Called Predictive IP Space Monitoring, this new model starts with the initial ‘clues’ found by SPRank. It uses eight major patterns in how servers are hosted to determine which domains will be the source of future malicious activity. For example, Mahjoub uncovered a new technique called domain shadowing, or using a compromised subdomain for a legitimate website (like “bad.opendns.com” instead of “opendns.com”) as the base for launching an attack. He also discovered how attackers could hide server addresses in a legitimate hosting provider’s infrastructure by manipulating the connections between networks. While no one indicator predicts an attack by itself, Mahjoub has been able to train his model over time by cross-referencing the list of predicted malicious servers with those that were actually involved in attacks.

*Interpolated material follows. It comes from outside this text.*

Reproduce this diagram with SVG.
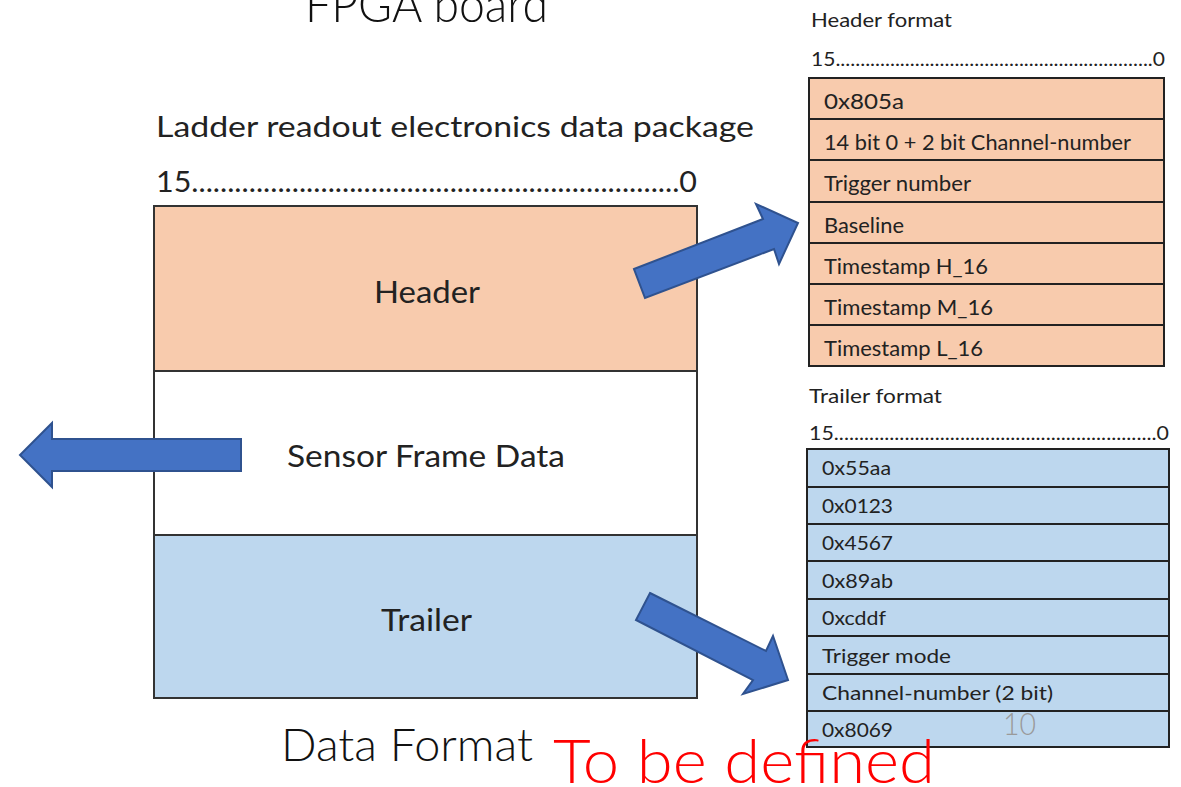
<svg xmlns="http://www.w3.org/2000/svg" width="1181" height="787" viewBox="0 0 1181 787">
<style>
.t{font-family:Lato,"Noto Sans","Liberation Sans",sans-serif;fill:#222}
.lt{font-family:Lato,"Noto Sans","Liberation Sans",sans-serif;font-weight:300;fill:#111}
.box{stroke:#333;stroke-width:2}
.hdr{fill:#F8CBAD}
.trl{fill:#BDD7EE}
.row{stroke:#222;stroke-width:2}
.arrow{fill:#4472C4;stroke:#2F528F;stroke-width:2;stroke-linejoin:miter}
.cell{font-size:21px}
.tcell{font-size:20px}
</style>
<rect width="1181" height="787" fill="#fff"/>
<text class="lt" x="305" y="22" font-size="50" textLength="243" lengthAdjust="spacingAndGlyphs">FPGA board</text>

<g id="package">
<text class="t" x="156" y="137" font-size="29" textLength="598" lengthAdjust="spacingAndGlyphs">Ladder readout electronics data package</text>
<text class="t" x="156" y="192" font-size="29" textLength="541" lengthAdjust="spacingAndGlyphs">15....................................................................0</text>
<g id="header">
<rect class="box hdr" x="154" y="206" width="543" height="165"/>
<text class="t" x="374" y="303" font-size="30" textLength="106" lengthAdjust="spacingAndGlyphs">Header</text>
</g>
<g id="sensor">
<rect class="box" fill="#fff" x="154" y="371" width="543" height="164"/>
<text class="t" x="287" y="467" font-size="30" textLength="278" lengthAdjust="spacingAndGlyphs">Sensor Frame Data</text>
</g>
<g id="trailer">
<rect class="box trl" x="154" y="535" width="543" height="163"/>
<text class="t" x="381" y="631" font-size="30" textLength="91" lengthAdjust="spacingAndGlyphs">Trailer</text>
</g>
</g>

<g id="header-format">
<text class="t" x="811" y="27" font-size="20" textLength="141" lengthAdjust="spacingAndGlyphs">Header format</text>
<text class="t" x="811" y="66" font-size="20" textLength="354" lengthAdjust="spacingAndGlyphs">15................................................................0</text>
<rect class="row hdr" x="809" y="78" width="355" height="41"/>
<rect class="row hdr" x="809" y="119" width="355" height="41"/>
<rect class="row hdr" x="809" y="160" width="355" height="42"/>
<rect class="row hdr" x="809" y="202" width="355" height="41"/>
<rect class="row hdr" x="809" y="243" width="355" height="41"/>
<rect class="row hdr" x="809" y="284" width="355" height="41"/>
<rect class="row hdr" x="809" y="325" width="355" height="41"/>
<text class="t cell" x="824" y="109" textLength="80" lengthAdjust="spacingAndGlyphs">0x805a</text>
<text class="t cell" x="824" y="150" textLength="307" lengthAdjust="spacingAndGlyphs">14 bit 0 + 2 bit Channel-number</text>
<text class="t cell" x="824" y="191" textLength="147" lengthAdjust="spacingAndGlyphs">Trigger number</text>
<text class="t cell" x="824" y="233" textLength="80" lengthAdjust="spacingAndGlyphs">Baseline</text>
<text class="t cell" x="824" y="274" textLength="164" lengthAdjust="spacingAndGlyphs">Timestamp H_16</text>
<text class="t cell" x="824" y="315" textLength="169" lengthAdjust="spacingAndGlyphs">Timestamp M_16</text>
<text class="t cell" x="824" y="356" textLength="159" lengthAdjust="spacingAndGlyphs">Timestamp L_16</text>
</g>

<g id="trailer-format">
<text class="t" x="809" y="403" font-size="20" textLength="133" lengthAdjust="spacingAndGlyphs">Trailer format</text>
<text class="t" x="809" y="440" font-size="20" textLength="360" lengthAdjust="spacingAndGlyphs">15................................................................0</text>
<rect class="row trl" x="807" y="449" width="362" height="38"/>
<rect class="row trl" x="807" y="487" width="362" height="37"/>
<rect class="row trl" x="807" y="524" width="362" height="37"/>
<rect class="row trl" x="807" y="561" width="362" height="38"/>
<rect class="row trl" x="807" y="599" width="362" height="37"/>
<rect class="row trl" x="807" y="636" width="362" height="38"/>
<rect class="row trl" x="807" y="674" width="362" height="37"/>
<rect class="row trl" x="807" y="711" width="362" height="36"/>
<text class="t tcell" x="822" y="475" textLength="69" lengthAdjust="spacingAndGlyphs">0x55aa</text>
<text class="t tcell" x="822" y="513" textLength="71" lengthAdjust="spacingAndGlyphs">0x0123</text>
<text class="t tcell" x="822" y="550" textLength="71" lengthAdjust="spacingAndGlyphs">0x4567</text>
<text class="t tcell" x="822" y="588" textLength="71" lengthAdjust="spacingAndGlyphs">0x89ab</text>
<text class="t tcell" x="822" y="625" textLength="64" lengthAdjust="spacingAndGlyphs">0xcddf</text>
<text class="t tcell" x="822" y="663" textLength="129" lengthAdjust="spacingAndGlyphs">Trigger mode</text>
<text class="t tcell" x="822" y="700" textLength="231" lengthAdjust="spacingAndGlyphs">Channel-number (2 bit)</text>
<text class="t tcell" x="822" y="737" textLength="71" lengthAdjust="spacingAndGlyphs">0x8069</text>
</g>

<g id="connectors">
<polygon class="arrow" points="241,439 52,439 52,423 20,455 52,487 52,471 241,471"/>
<polygon class="arrow" points="634,269 763,219 756,204 798,223 779,264 774,249 645,298"/>
<polygon class="arrow" points="650,593 766,651 773,636 788,680 743,694 753,680 636,620"/>
</g>

<text class="lt" x="1003" y="735" font-size="32" fill="#9A9A9A" style="fill:#9A9A9A" textLength="33" lengthAdjust="spacingAndGlyphs">10</text>
<text class="lt" x="281" y="761" font-size="46" textLength="252" lengthAdjust="spacingAndGlyphs">Data Format</text>
<text class="lt" x="553" y="783" font-size="62" style="fill:#FF0000" textLength="382" lengthAdjust="spacingAndGlyphs">To be defined</text>
</svg>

This new model essentially scores every step in the process that a criminal goes through to set up their own infrastructure — from choosing a hosting provider to deploying server images — to determine whether an attack is going to take place. By focusing on these unchangeable characteristics, Mahjoub’s model is able to ignore the individual evasion techniques that criminals employ and focus on identifying the overall pattern that precedes malicious activity.
“With this system, SPRank finds the clues, but analyzing the overall hosting infrastructure with Predictive IP Space Monitoring cracks open the case,” Mahjoub said.
Mahjoub is the first to say that this new artificial intelligence system in use at OpenDNS isn’t static. The point, he says, is that the bad guys are constantly finding new ways to hide online which forces the team’s own models to constantly adapt and learn from new data.
“When we build a model, it’s not like we can just build it and then go to bed,” Mahjoub said. “You need to constantly update it, because the bad guys are doing the same thing on their end.”